Premise/plot: When Mama wishes for world peace, her sneeze interrupts the wish. Her wish does come true, but not exactly in the way she expects. Will a pizza for every family usher in world peace?!
My thoughts: This is a gimmick-driven picture book. Who would ever admit to wishing for something besides world peace though?! The Mama pictures world peace as "a world filled with kindness and love and no fighting." By the end of the book the fact that every single person "ate until their bellies were full and everyone was happy" brought about a "world filled with kindness and love and no fighting." I also found this one to be a little too wordy.
I found the book to have a ridiculous premise. The foundation of it is shaky at best. Can families even agree among themselves on pizza? For example, there's the question of crust: thin, hand-tossed, deep dish. Then there's the question of toppings. It can be difficult for even two people to agree on toppings--let alone a whole family. How many families have picky eaters?!

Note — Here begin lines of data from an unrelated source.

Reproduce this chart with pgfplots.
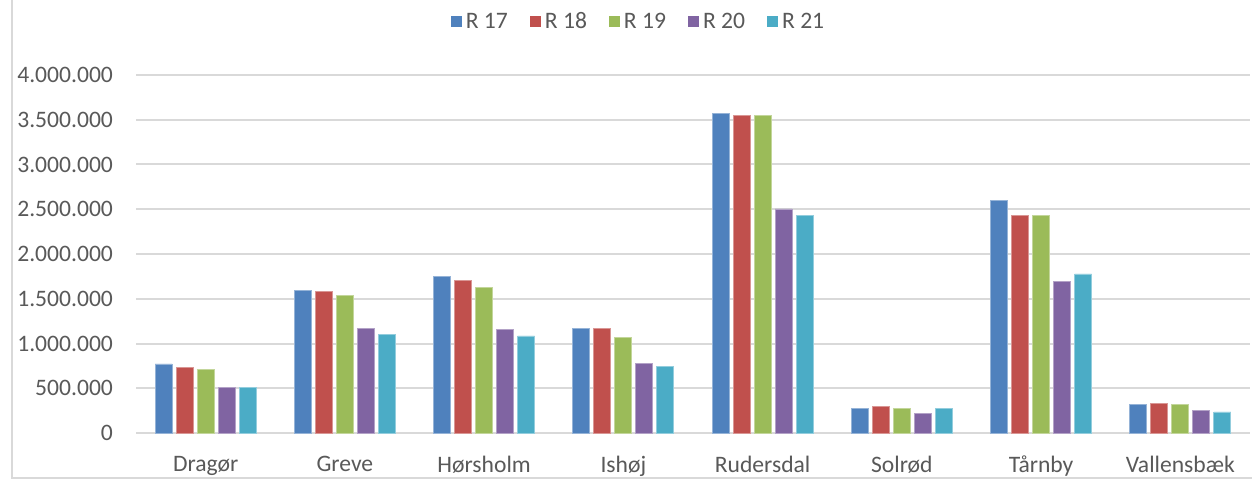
\documentclass[border=0pt]{standalone}
\usepackage{fontspec}
\setmainfont{Carlito}
\usepackage{pgfplots}
\usepackage{pgfplotstable}
\pgfplotsset{compat=1.18}

\definecolor{cA}{HTML}{4F81BD}
\definecolor{cB}{HTML}{C0504D}
\definecolor{cC}{HTML}{9BBB59}
\definecolor{cD}{HTML}{8064A2}
\definecolor{cE}{HTML}{4BACC6}
\definecolor{txt}{HTML}{595959}
\definecolor{grid}{HTML}{D9D9D9}

% values
\pgfplotstableread{
x  r17     r18     r19     r20     r21
0  771000  734000  715000  506000  506000
1  1595000 1584000 1539000 1170000 1103000
2  1754000 1706000 1624000 1159000 1084000
3  1170000 1170000 1070000 779000  745000
4  3572000 3550000 3550000 2503000 2428000
5  279000  294000  279000  220000  279000
6  2596000 2432000 2432000 1695000 1777000
7  320000  335000  320000  254000  235000
}\datatable

\begin{document}
\begin{tikzpicture}
\begin{axis}[
    at={(68pt,24.5pt)}, anchor=south west,
    scale only axis,
    width=557pt, height=179pt,
    ybar=2pt, bar width=8.5pt,
    xmin=-0.5, xmax=7.5,
    ymin=0, ymax=4000000,
    xtick=data,
    xticklabels={Dragør,Greve,Hørsholm,Ishøj,Rudersdal,Solrød,Tårnby,Vallensbæk},
    ytick={0,500000,...,4000000},
    scaled y ticks=false,
    /pgf/number format/fixed,
    /pgf/number format/precision=0,
    /pgf/number format/1000 sep={.},
    /pgf/number format/assume math mode=true,
    tick label style={font=\fontsize{11.8}{13}\selectfont, text=txt},
    xticklabel style={yshift=-8pt},
    yticklabel style={xshift=-8pt},
    major tick length=0pt,
    axis line style={draw=none},
    ymajorgrids=true,
    grid style={draw=grid, line width=1pt},
    legend style={at={(0.452,1)}, anchor=center, yshift=26.5pt, draw=none,
        font=\fontsize{11.8}{13}\selectfont, text=txt,
        legend columns=-1,
        /tikz/every even column/.append style={column sep=9pt}},
    legend image code/.code={\path[#1, draw=none] (0pt,-2.75pt) rectangle (5.5pt,2.75pt);},
]
\addplot[fill=cA, draw=cA!60!white, line width=0.4pt] table[x=x, y=r17] {\datatable};
\addplot[fill=cB, draw=cB!60!white, line width=0.4pt] table[x=x, y=r18] {\datatable};
\addplot[fill=cC, draw=cC!60!white, line width=0.4pt] table[x=x, y=r19] {\datatable};
\addplot[fill=cD, draw=cD!60!white, line width=0.4pt] table[x=x, y=r20] {\datatable};
\addplot[fill=cE, draw=cE!60!white, line width=0.4pt] table[x=x, y=r21] {\datatable};
\legend{R 17, R 18, R 19, R 20, R 21}
\end{axis}
\draw[grid, line width=0.6pt] (6pt,241pt) -- (6pt,2pt) -- (626pt,2pt);
\pgfresetboundingbox
\useasboundingbox (0,0) rectangle (626pt,241pt);
\end{tikzpicture}
\end{document}
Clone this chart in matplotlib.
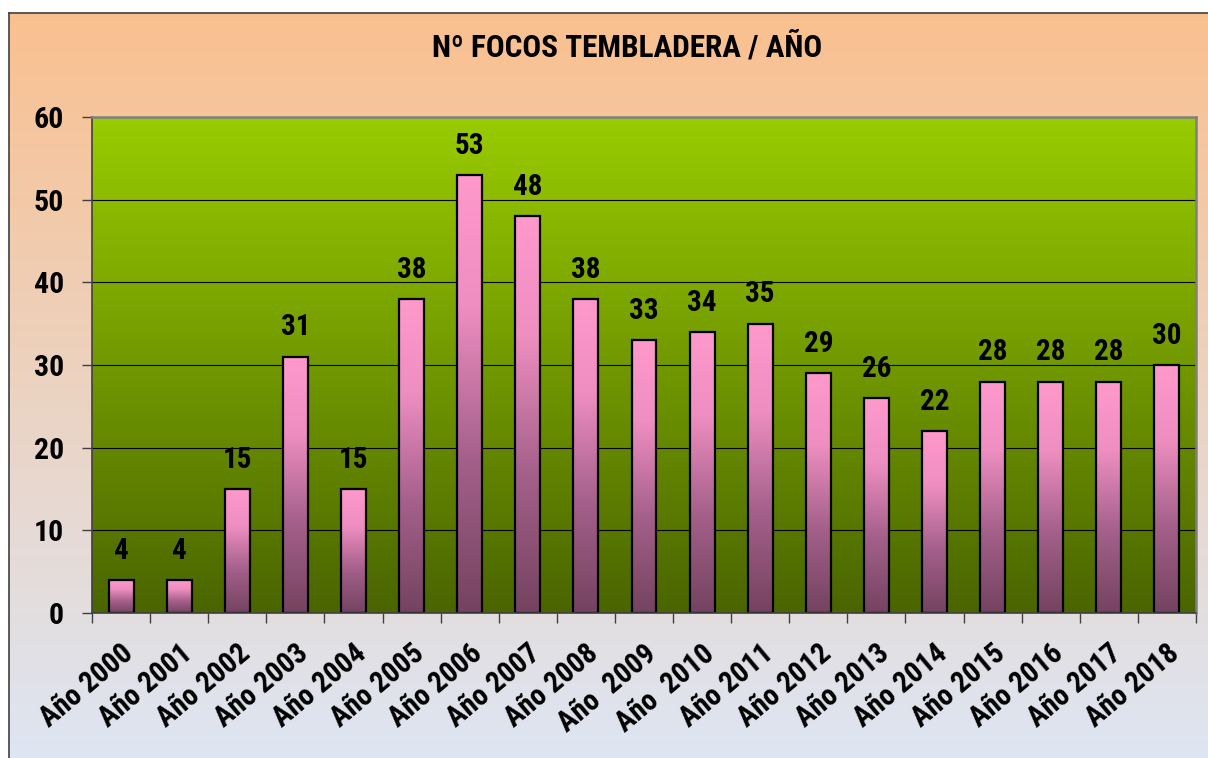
import numpy as np
import matplotlib.pyplot as plt
from matplotlib.colors import LinearSegmentedColormap, to_rgb

plt.rcParams['font.family'] = ['Roboto Condensed', 'Liberation Sans', 'DejaVu Sans']
plt.rcParams['font.weight'] = 'bold'

years = ['Año 2000', 'Año 2001', 'Año 2002', 'Año 2003', 'Año 2004', 'Año 2005',
         'Año 2006', 'Año 2007', 'Año 2008', 'Año  2009', 'Año  2010', 'Año 2011',
         'Año 2012', 'Año 2013', 'Año 2014', 'Año 2015', 'Año 2016', 'Año 2017',
         'Año 2018']
focos = [4, 4, 15, 31, 15, 38, 53, 48, 38, 33, 34, 35, 29, 26, 22, 28, 28, 28, 30]

W, H = 1208, 758
fig = plt.figure(figsize=(W / 100, H / 100), dpi=100)
fig.patch.set_facecolor('white')


def vgrad(top, bottom, n=256):
    t = np.linspace(0, 1, n)[:, None]
    a, b = np.array(to_rgb(top)), np.array(to_rgb(bottom))
    return (a * (1 - t) + b * t)[:, None, :]


# figure background (peach -> light blue) with a frame on left/top
bx0, by1 = 9 / W, 1 - 13 / H
bg = fig.add_axes([bx0, -0.01, 1.02 - bx0, by1 + 0.01], zorder=-5)
bg.imshow(vgrad('#FAC08F', '#DDE6F4'), aspect='auto', extent=[0, 1, 0, 1])
bg.set_xlim(0, 1)
bg.set_ylim(0, 1)
bg.axis('off')
fig.add_artist(plt.Line2D([bx0, bx0], [0, by1], color='#404040', lw=1.2))
fig.add_artist(plt.Line2D([bx0, 1.01], [by1, by1], color='#404040', lw=1.2))

ax = fig.add_axes([92 / W, 1 - 613 / H, (1196 - 92) / W, (613 - 117) / H])
ax.set_facecolor('none')
x = np.arange(len(years))

# plot area gradient
ax.imshow(vgrad('#99CC00', '#4A6500'), aspect='auto',
          extent=[-0.5, len(years) - 0.5, 0, 60], zorder=0)

ax.yaxis.grid(True, color='black', lw=0.8, zorder=1)
ax.set_axisbelow(False)

bars = ax.bar(x, focos, width=0.43, facecolor='none', edgecolor='black',
              linewidth=1.6, zorder=4)

pink = LinearSegmentedColormap.from_list(
    'pink', [(0, '#744360'), (0.35, '#A4608A'), (0.7, '#EE8EC1'), (1, '#FF99CC')])
grad = np.linspace(1, 0, 256)[:, None]
for r in bars:
    ax.imshow(grad, cmap=pink, vmin=0, vmax=1, aspect='auto', zorder=3,
              extent=[r.get_x(), r.get_x() + r.get_width(), 0, r.get_height()])

ax.set_xlim(-0.5, len(years) - 0.5)
ax.set_ylim(0, 60)

ax.bar_label(bars, padding=11, fontsize=21, fontweight='bold', color='black')

ax.set_yticks(range(0, 61, 10))
ax.tick_params(axis='y', length=7, width=1, color='#404040', pad=13, labelsize=21.5)
ax.set_xticks(x)
ax.set_xticklabels(years, rotation=40, ha='right', rotation_mode='anchor',
                   fontsize=21, fontweight='bold')
ax.set_xticks(np.arange(-0.5, len(years), 1), minor=True)
ax.tick_params(axis='x', which='major', length=0, pad=19)
ax.tick_params(axis='x', which='minor', length=7, width=1, color='#404040')
for lab in ax.get_yticklabels():
    lab.set_fontweight('bold')

for s in ['left', 'bottom']:
    ax.spines[s].set_color('#404040')
    ax.spines[s].set_linewidth(1.2)
for s in ['top', 'right']:
    ax.spines[s].set_color('#808080')
    ax.spines[s].set_linewidth(1.8)
for s in ax.spines.values():
    s.set_zorder(6)

fig.text(627 / W, 1 - 47 / H, 'Nº FOCOS TEMBLADERA / AÑO', ha='center',
         va='center', fontsize=22.5, fontweight='bold')

fig.savefig('out.png', dpi=100)
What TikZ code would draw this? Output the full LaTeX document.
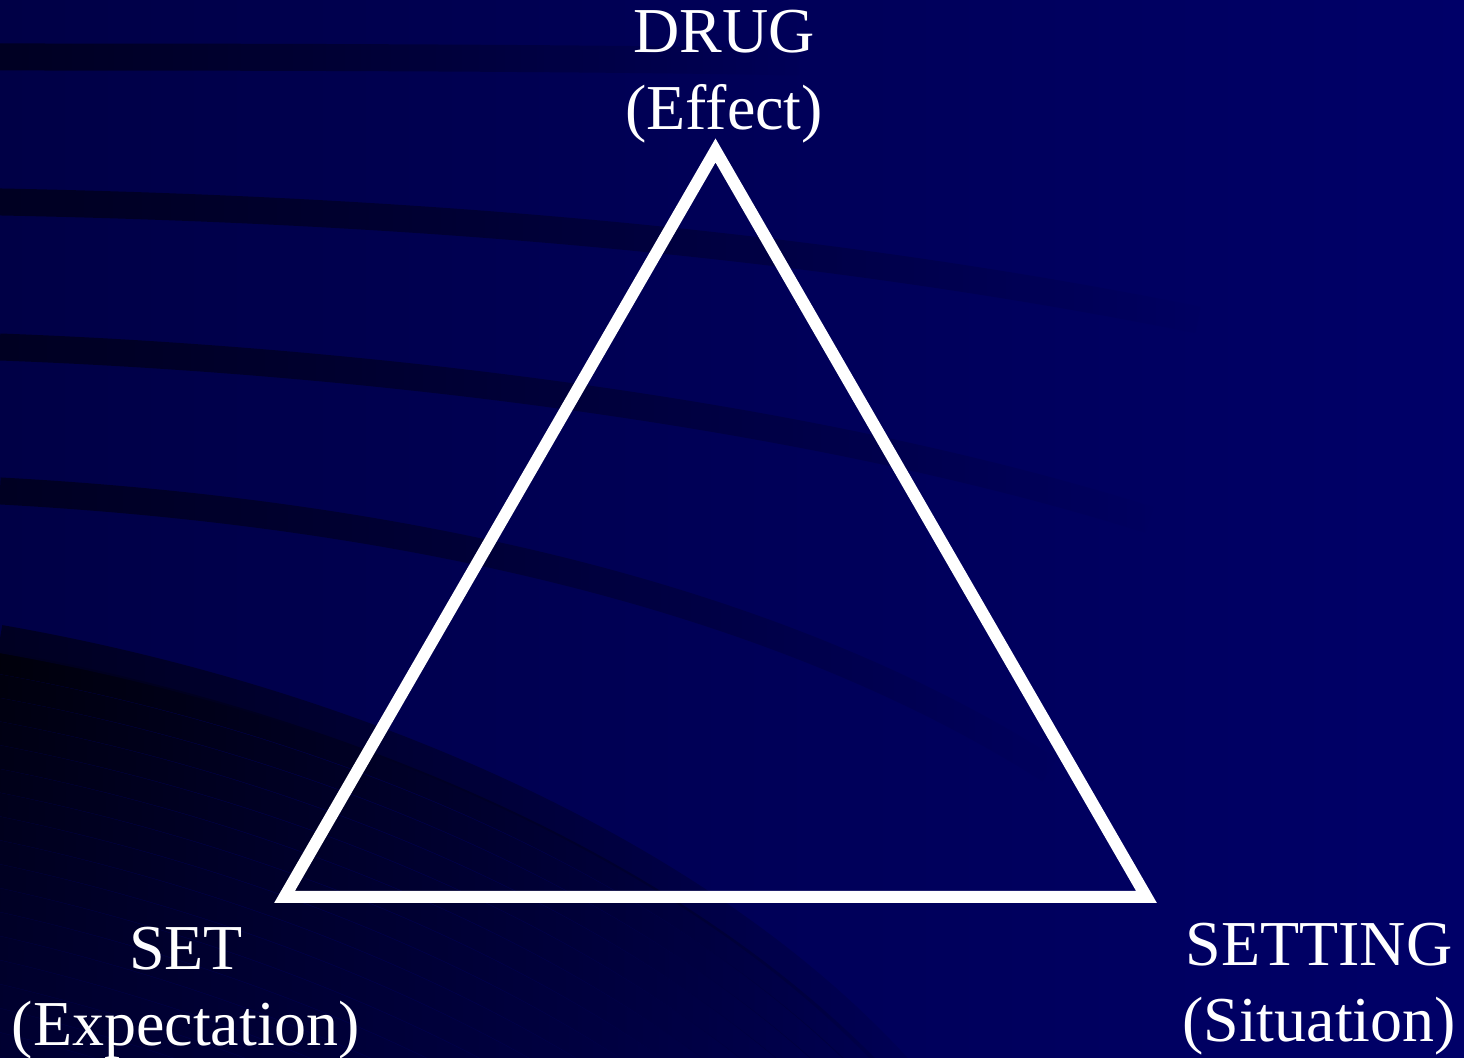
\documentclass[tikz,border=0pt]{standalone}
\usepackage{fontspec}
\setmainfont{Liberation Serif}
\usetikzlibrary{fadings}
\definecolor{bgL}{RGB}{0,0,70}
\definecolor{bgR}{RGB}{0,0,104}
\definecolor{stripecol}{RGB}{0,0,34}
\tikzfading[name=fadeR, left color=transparent!0, middle color=transparent!30, right color=transparent!100]
\tikzfading[name=fadeS, left color=transparent!0, middle color=transparent!10, right color=transparent!90]
\begin{document}
\begin{tikzpicture}[x=0.5pt,y=-0.5pt,
  lbl/.style={text=white, font=\fontsize{32}{38}\selectfont, inner sep=0pt, anchor=base},
  stripe/.style={draw=stripecol, line width=13.5pt, path fading=fadeR},
  lowstripe/.style={draw=stripecol, line width=14pt, path fading=fadeS},
  shadowline/.style={draw=black, line width=11.5pt, path fading=fadeS},
  tri/.style={draw=white, line width=6pt, line join=miter}]
\useasboundingbox (0,0) rectangle (1464,1058);
\begin{scope}
  \clip (0,0) rectangle (1464,1058);
  \shade[left color=bgL, right color=bgR] (0,0) rectangle (1464,1058);
  % shadow under the lowest arc
  \foreach \k in {1,...,20}{
    \pgfmathsetmacro\op{0.88-0.032*\k}
    \draw[shadowline, draw opacity=\op, shift={(-0.4*22*\k,22*\k)}]
      (0,639) .. controls (350,700) and (700,850) .. (900,1070);
  }
  % curved stripes
  \draw[stripe] (0,57) .. controls (300,57) and (600,58) .. (800,62);
  \draw[stripe] (0,202) .. controls (400,210) and (800,240) .. (1200,320);
  \draw[stripe] (0,347) .. controls (350,360) and (800,410) .. (1150,520);
  \draw[stripe] (0,491) .. controls (350,510) and (750,580) .. (1050,770);
  \draw[lowstripe] (0,639) .. controls (350,700) and (700,850) .. (900,1070);
\end{scope}
% triangle
\coordinate (top) at (715.5,150.5);
\coordinate (bl) at (284.5,897);
\coordinate (br) at (1146.5,897);
\draw[tri] (top) -- (br) -- (bl) -- cycle;
% labels
\node[lbl] (drug) at (724,53) {DRUG};
\node[lbl] (effect) at (724,130) {(Effect)};
\node[lbl] (set) at (186,970) {SET};
\node[lbl] (expect) at (186,1046) {(Expectation)};
\node[lbl] (setting) at (1319,966) {SETTING};
\node[lbl] (situation) at (1319,1042) {(Situation)};
\end{tikzpicture}
\end{document}
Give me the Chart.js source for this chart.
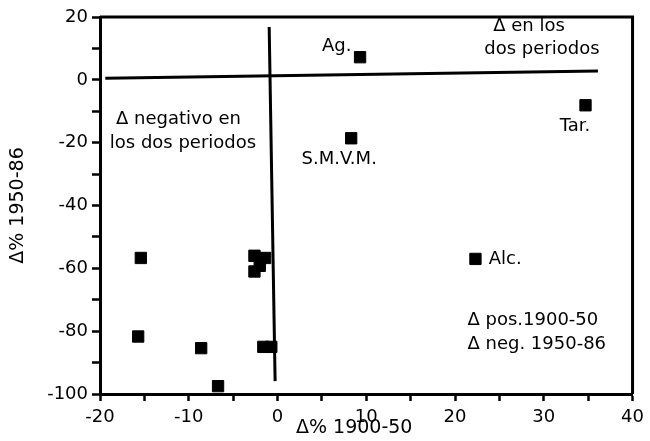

I also struggle to see pizza uniting the world because not every one can eat pizza. Not every one can eat wheat; not every one can eat cheese; not every one can eat tomatoes. Not everyone *should* eat pizza either. But that's a whole other subject, isn't it: eating healthy.
In this book, to be fair, no person is given a choice in the pizza. The pizza falls from the sky, lands where it wills, and it is what it is. You don't have a choice in toppings or crust. You also don't have a say as to if the pizza falls on you directly--or the ground, a car, a tree. I don't know about you--but even if I could eat pizza (I can't) I wouldn't eat one that had landed on the grass, on the sidewalk, on the street, on a car, on a bush or tree, on anything really. I don't think the "five second rule" would really come into play as far as I'm concerned.
I'm imagining a pizza landing right in front of me. And it would not make me happy if I couldn't eat it. The universe would be teasing me. Why couldn't the star deliver pizzas world-wide in a box?!
Also, keeping it practical. If world peace is established on full bellies, what happens when those full bellies are empty. If there's one thing you can rely on--it's the fact that no matter how much you stuff yourself, you will be hungry again. Or HONgry. I couldn't think of a shallower foundation for world peace than a full belly.
One last note, one of my favorite Garfield episodes features Garfield trying to force the Buddy Bears to fight. (Oh, we are the buddy bears we always get along...) He breaks these friends apart with pizza.